The Michigan Wolverines are playing in their spring game this Saturday, and the Wolverines’ helmets have a different sticker than usual. On the back of the helmets, there is the American flag per usual, but also the Italian flag on the other side of it.
You can see the edge of the flag in the second picture here as well.
So, what’s the deal with this? Well, later this month the Wolverines are headed to Rome, Italy for a week of practice, as well as education and sightseeing. The trip was announced in January by the school.
Michigan’s trip to Italy is going to involve more than just spring practice.

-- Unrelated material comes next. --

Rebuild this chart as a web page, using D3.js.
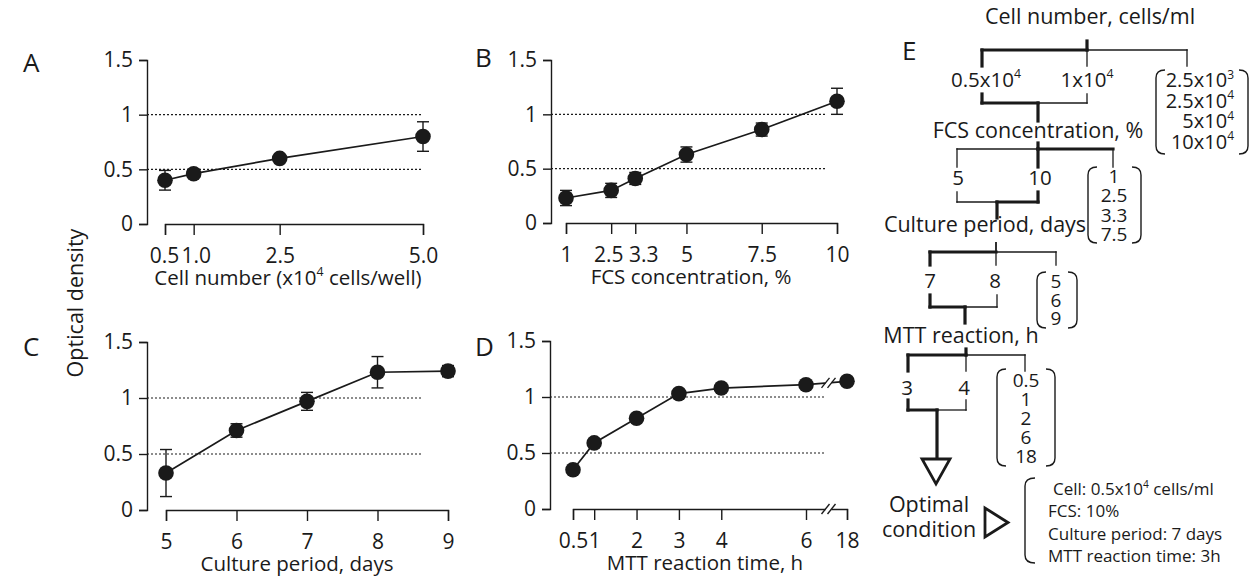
<!DOCTYPE html>
<html>
<head>
<meta charset="utf-8">
<script src="https://cdn.jsdelivr.net/npm/d3@7"></script>
<style>
  body { margin: 0; background: #fff; }
  svg text { font-family: "Open Sans", sans-serif; font-weight: 500; fill: #1a1a1a; }
</style>
</head>
<body>
<div id="fig"></div>
<script>
// ---- data ----
const odTicks = [0, 0.5, 1, 1.5];
const refLevels = [0.5, 1];

// A: cell number
const cellNumber = [0.5, 1.0, 2.5, 5.0];
const cellOD = [0.40, 0.46, 0.60, 0.80];
const cellErr = [0.09, 0.03, 0.02, 0.135];

// B: FCS concentration
const fcsConc = [1, 2.5, 3.3, 5, 7.5, 10];
const fcsOD = [0.23, 0.30, 0.41, 0.63, 0.86, 1.12];
const fcsErr = [0.07, 0.065, 0.055, 0.07, 0.06, 0.12];

// C: culture period
const cultureDays = [5, 6, 7, 8, 9];
const cultureOD = [0.33, 0.71, 0.97, 1.23, 1.24];
const cultureErr = [0.21, 0.06, 0.08, 0.14, 0.05];

// D: MTT reaction time (axis broken between 6 and 18)
const mttHours = [0.5, 1, 2, 3, 4, 6, 18];
const mttOD = [0.35, 0.59, 0.81, 1.03, 1.08, 1.11, 1.14];
const mttErr = [0, 0, 0, 0, 0, 0, 0];

// E: optimisation scheme
const eStages = ["Cell number, cells/ml", "FCS concentration, %", "Culture period, days", "MTT reaction, h"];
const eCandidates = [["0.5x10⁴", "1x10⁴"], ["5", "10"], ["7", "8"], ["3", "4"]];
const eRejected = [["2.5x10³", "2.5x10⁴", "5x10⁴", "10x10⁴"], ["1", "2.5", "3.3", "7.5"], ["5", "6", "9"], ["0.5", "1", "2", "6", "18"]];
const optimalLabel = ["Optimal", "condition"];
const optimalConditions = ["Cell: 0.5x10⁴ cells/ml", "FCS: 10%", "Culture period: 7 days", "MTT reaction time: 3h"];

// ---- drawing ----
const W = 1250, H = 579;
const ink = "#1a1a1a";
const svg = d3.select("#fig").append("svg")
    .attr("width", W)
    .attr("height", H)
    .attr("viewBox", [0, 0, W, H]);

const supMap = {"⁰":"0","¹":"1","²":"2","³":"3","⁴":"4","⁵":"5","⁶":"6","⁷":"7","⁸":"8","⁹":"9"};

// text with superscript digits as raised tspans
function richText(sel, str, size) {
  const parts = str.match(/[⁰¹²³⁴⁵⁶⁷⁸⁹]+|[^⁰¹²³⁴⁵⁶⁷⁸⁹]+/g);
  let raised = false;
  parts.forEach(p => {
    const isSup = /[⁰¹²³⁴⁵⁶⁷⁸⁹]/.test(p);
    const t = sel.append("tspan").text(isSup ? [...p].map(c => supMap[c]).join("") : p);
    if (isSup) {
      t.style("font-size", (size * 0.6) + "px").attr("dy", -size * 0.42);
      raised = true;
    } else if (raised) {
      t.attr("dy", size * 0.42);
      raised = false;
    }
  });
  if (raised) sel.append("tspan").attr("dy", size * 0.42).text("");
  return sel;
}

// several lines in one text element
function multiLine(parent, lines, x, y0, dy, size, anchor) {
  const t = parent.append("text")
      .attr("text-anchor", anchor)
      .style("font-size", size + "px");
  lines.forEach((line, k) => {
    const ts = t.append("tspan").attr("x", x).attr("y", y0 + k * dy);
    richText(ts, line, size);
  });
  return t;
}

function styleAxis(g) {
  g.attr("font-family", null).attr("font-size", null);
  g.selectAll("path.domain").attr("stroke", ink).attr("stroke-width", 1.4);
  g.selectAll(".tick line").attr("stroke", ink).attr("stroke-width", 1.4);
  g.selectAll(".tick text").attr("fill", ink).style("font-size", "21px");
}

function panel(o) {
  const g = svg.append("g");
  const xs = d3.scaleLinear().domain(o.xDomain).range(o.xRange);
  const ys = d3.scaleLinear().domain([0, 1.5]).range(o.yRange);

  // dotted reference lines
  g.selectAll("line.ref")
    .data(refLevels)
    .join("line")
      .attr("class", "ref")
      .attr("x1", o.axisX).attr("x2", o.gridEnd)
      .attr("y1", d => ys(d)).attr("y2", d => ys(d))
      .attr("stroke", ink)
      .attr("stroke-width", 1.2)
      .attr("stroke-dasharray", "2,2");

  // y axis
  g.append("g")
      .attr("transform", `translate(${o.axisX},0)`)
      .call(d3.axisLeft(ys).tickValues(odTicks).tickFormat(d3.format("")).tickSize(8).tickPadding(6))
      .call(styleAxis);

  // x axis (offset, starts at first tick)
  const xg = g.append("g")
      .attr("transform", `translate(0,${ys(0)})`)
      .call(d3.axisBottom(xs).tickValues(o.x).tickFormat(o.fmt).tickSize(11).tickPadding(13))
      .call(styleAxis);
  // nudge crowded tick labels apart
  if (o.labelShift) {
    xg.selectAll(".tick text").attr("dx", d => o.labelShift[d] || 0);
  }

  const idx = d3.range(o.x.length);

  // connecting line
  const line = d3.line().x(i => xs(o.x[i])).y(i => ys(o.y[i]));
  g.append("path")
      .attr("d", line(idx))
      .attr("fill", "none")
      .attr("stroke", ink)
      .attr("stroke-width", 1.7);

  // error bars
  const eb = g.append("g").attr("stroke", ink).attr("stroke-width", 1.4);
  idx.filter(i => o.err[i] > 0).forEach(i => {
    const cx = xs(o.x[i]);
    const y1 = ys(o.y[i] - o.err[i]), y2 = ys(o.y[i] + o.err[i]);
    eb.append("line").attr("x1", cx).attr("x2", cx).attr("y1", y1).attr("y2", y2);
    eb.append("line").attr("x1", cx - 6).attr("x2", cx + 6).attr("y1", y1).attr("y2", y1);
    eb.append("line").attr("x1", cx - 6).attr("x2", cx + 6).attr("y1", y2).attr("y2", y2);
  });

  // markers
  g.append("g")
    .selectAll("circle")
    .data(idx)
    .join("circle")
      .attr("cx", i => xs(o.x[i]))
      .attr("cy", i => ys(o.y[i]))
      .attr("r", 7.8)
      .attr("fill", ink);

  // axis break marks
  if (o.breakBetween) {
    const [a, b] = o.breakBetween;
    const bx = (xs(o.x[a]) + xs(o.x[b])) / 2 + 2;
    const lineY = ys(o.y[a]) + (ys(o.y[b]) - ys(o.y[a])) * (bx - xs(o.x[a])) / (xs(o.x[b]) - xs(o.x[a]));
    [ys(0), lineY].forEach(by => {
      g.append("rect").attr("x", bx - 3).attr("y", by - 3).attr("width", 6).attr("height", 6).attr("fill", "#fff");
      [-3, 3].forEach(off => {
        g.append("line")
          .attr("x1", bx + off - 4).attr("y1", by + 5)
          .attr("x2", bx + off + 4).attr("y2", by - 5)
          .attr("stroke", ink).attr("stroke-width", 1.4);
      });
    });
  }

  // axis title
  richText(g.append("text")
      .attr("x", o.titleX)
      .attr("y", ys(0) + 61)
      .attr("text-anchor", "middle")
      .style("font-size", "20.5px"), o.title, 20.5);

  // panel letter
  g.append("text")
      .attr("x", o.letterPos[0])
      .attr("y", o.letterPos[1])
      .style("font-size", "26px")
      .style("font-weight", 400)
      .text(o.letter);
}

panel({
  x: cellNumber, y: cellOD, err: cellErr,
  xDomain: [0.5, 5], xRange: [165, 423], yRange: [224, 60],
  axisX: 147, gridEnd: 423, fmt: d3.format(".1f"),
  labelShift: {0.5: -1, 1: 2},
  title: "Cell number (x10⁴ cells/well)", titleX: 288,
  letter: "A", letterPos: [23, 72]
});

panel({
  x: fcsConc, y: fcsOD, err: fcsErr,
  xDomain: [1, 10], xRange: [566, 837], yRange: [223, 60],
  axisX: 551, gridEnd: 827, fmt: d3.format(""),
  labelShift: {2.5: -3, 3.3: 8},
  title: "FCS concentration, %", titleX: 691,
  letter: "B", letterPos: [475, 67]
});

panel({
  x: cultureDays, y: cultureOD, err: cultureErr,
  xDomain: [5, 9], xRange: [166, 448], yRange: [510, 342],
  axisX: 147, gridEnd: 423, fmt: d3.format(""),
  title: "Culture period, days", titleX: 297,
  letter: "C", letterPos: [23, 356]
});

panel({
  x: mttHours, y: mttOD, err: mttErr,
  xDomain: [0.5, 6, 18], xRange: [573, 806, 847], yRange: [509, 341],
  axisX: 550, gridEnd: 825, fmt: d3.format(""),
  title: "MTT reaction time, h", titleX: 705,
  letter: "D", letterPos: [475, 356],
  breakBetween: [5, 6]
});

// shared y title
svg.append("text")
    .attr("transform", "translate(83,303) rotate(-90)")
    .attr("text-anchor", "middle")
    .style("font-size", "21.5px")
    .text("Optical density");

// ---- panel E: decision tree ----
const eg = svg.append("g");
const THICK = 3.2, THIN = 1.3;
const titleSize = 21.5, candSize = 20.5;

function seg(x1, y1, x2, y2, w) {
  eg.append("line")
    .attr("x1", x1).attr("y1", y1).attr("x2", x2).attr("y2", y2)
    .attr("stroke", ink).attr("stroke-width", w)
    .attr("stroke-linecap", "square");
}

function paren(x1, y1, x2, y2, side) {
  const r = 8;
  const d = side === "left"
    ? `M${x2},${y1} Q${x1},${y1} ${x1},${y1 + r} V${y2 - r} Q${x1},${y2} ${x2},${y2}`
    : `M${x1},${y1} Q${x2},${y1} ${x2},${y1 + r} V${y2 - r} Q${x2},${y2} ${x1},${y2}`;
  eg.append("path").attr("d", d).attr("fill", "none").attr("stroke", ink).attr("stroke-width", 1.4);
}

// layout of each stage of the scheme
const eLayout = [
  { title: [1090, 24], barY: 50, stub: 41, L: 982, M: 1087, R: 1187, drop: 16, thickLM: true,
    vW: [THICK, THIN, THIN], candX: [986, 1087], candY: 87,
    rejX: 1234, rejAnchor: "end", rejY: 87, rejDy: 20.5, rejSize: 20, box: [1156, 70, 1248, 154],
    merge: { y: 103, top: 94, A: 982, B: 1087, X: 1038, chosenLeft: true, down: 121 } },
  { title: [1038, 138], barY: 149, stub: 143, L: 957, M: 1038, R: 1113, drop: 18, thickLM: false,
    vW: [THIN, THICK, THIN], candX: [958, 1040], candY: 185,
    rejX: 1114, rejAnchor: "middle", rejY: 183, rejDy: 19.3, rejSize: 19, box: [1088, 167, 1141, 243],
    merge: { y: 202, top: 192, A: 957, B: 1038, X: 997, chosenLeft: false, down: 218 } },
  { title: [985, 232], barY: 252, stub: 243, L: 930, M: 996, R: 1056, drop: 13, thickLM: true,
    vW: [THICK, THIN, THIN], candX: [930, 995], candY: 288,
    rejX: 1056, rejAnchor: "middle", rejY: 288, rejDy: 18.5, rejSize: 19, box: [1037, 272, 1077, 328],
    merge: { y: 307, top: 295, A: 930, B: 997, X: 965, chosenLeft: true, down: 323 } },
  { title: [961, 343], barY: 355, stub: 349, L: 908, M: 966, R: 1025, drop: 16, thickLM: true,
    vW: [THICK, THIN, THIN], candX: [907, 964], candY: 395,
    rejX: 1026, rejAnchor: "middle", rejY: 387, rejDy: 19, rejSize: 19, box: [997, 369, 1055, 466],
    merge: { y: 410, top: 400, A: 908, B: 966, X: 937, chosenLeft: true, down: 458 } }
];

eLayout.forEach((s, i) => {
  eg.append("text")
      .attr("x", s.title[0]).attr("y", s.title[1])
      .attr("text-anchor", "middle")
      .style("font-size", titleSize + "px")
      .text(eStages[i]);

  // split bar
  seg(s.M, s.stub, s.M, s.barY, i === 2 ? 1.8 : THICK);
  seg(s.L, s.barY, s.M, s.barY, s.thickLM ? THICK : THIN);
  seg(s.M, s.barY, s.R, s.barY, s.thickLM ? THIN : THICK);
  [s.L, s.M, s.R].forEach((x, k) => seg(x, s.barY, x, s.barY + s.drop, s.vW[k]));

  // candidates kept for the next round
  eCandidates[i].forEach((c, k) => {
    richText(eg.append("text")
        .attr("x", s.candX[k]).attr("y", s.candY)
        .attr("text-anchor", "middle")
        .style("font-size", candSize + "px"), c, candSize);
  });

  // rejected values in brackets
  multiLine(eg, eRejected[i], s.rejX, s.rejY, s.rejDy, s.rejSize, s.rejAnchor);
  const [bx1, by1, bx2, by2] = s.box;
  paren(bx1, by1, bx1 + 9, by2, "left");
  paren(bx2 - 9, by1, bx2, by2, "right");

  // merge to chosen value
  const m = s.merge;
  seg(m.A, m.top, m.A, m.y, m.chosenLeft ? THICK : THIN);
  seg(m.B, m.top, m.B, m.y, m.chosenLeft ? THIN : THICK);
  seg(m.A, m.y, m.X, m.y, m.chosenLeft ? THICK : THIN);
  seg(m.X, m.y, m.B, m.y, m.chosenLeft ? THIN : THICK);
  seg(m.X, m.y, m.X, m.down, THICK);
});

// arrow heads
eg.append("path")
    .attr("d", "M922,459 L950,459 L936,484 Z")
    .attr("fill", "#fff").attr("stroke", ink).attr("stroke-width", 2.8)
    .attr("stroke-linejoin", "miter");
eg.append("path")
    .attr("d", "M985,508 L985,537 L1008,522.5 Z")
    .attr("fill", "#fff").attr("stroke", ink).attr("stroke-width", 2.8);

multiLine(eg, optimalLabel, 929, 512, 25, titleSize, "middle");

paren(1025, 478, 1035, 563, "left");
multiLine(eg, optimalConditions, 1048, 495, 22.3, 17, "start")
  .select("tspan").attr("x", 1053);

// panel letter E
eg.append("text").attr("x", 902).attr("y", 60).style("font-size", "26px").style("font-weight", 400).text("E");
</script>
</body>
</html>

The Wolverines will use three of their permitted 15 spring practice sessions while they’re there, spending the rest of their time doing other things in Rome.
"We were looking to provide our student-athletes with a great educational, cultural and international football experience," Harbaugh said in a university release. "I am excited that our student-athletes will be able to take advantage of this amazing educational opportunity, be exposed to another culture, and be ambassadors for the United States and the University of Michigan during our visit to Rome."
Now this trip to Rome isn’t aren’t the same as satellite camps, which were banned last April before the NCAA changed its mind on the decision weeks later. A compromise was reached in rules the Division I council passed Friday to allow satelite camps but only at specific places on a limited number of days.
Essentially, it limits the time for Football Bowl Subdivision coaches to participate in camps and clinics to 10 days in June and July and requires that the camps take place on a school's campus or in facilities regularly used by the school for practice or competition. Staff members with football-specific responsibilities are subject to the same restrictions. The Football Championship Subdivision can conduct and participate in camps during the months of June and July (effective immediately, though schools may honor contracts signed before Jan. 18, 2017).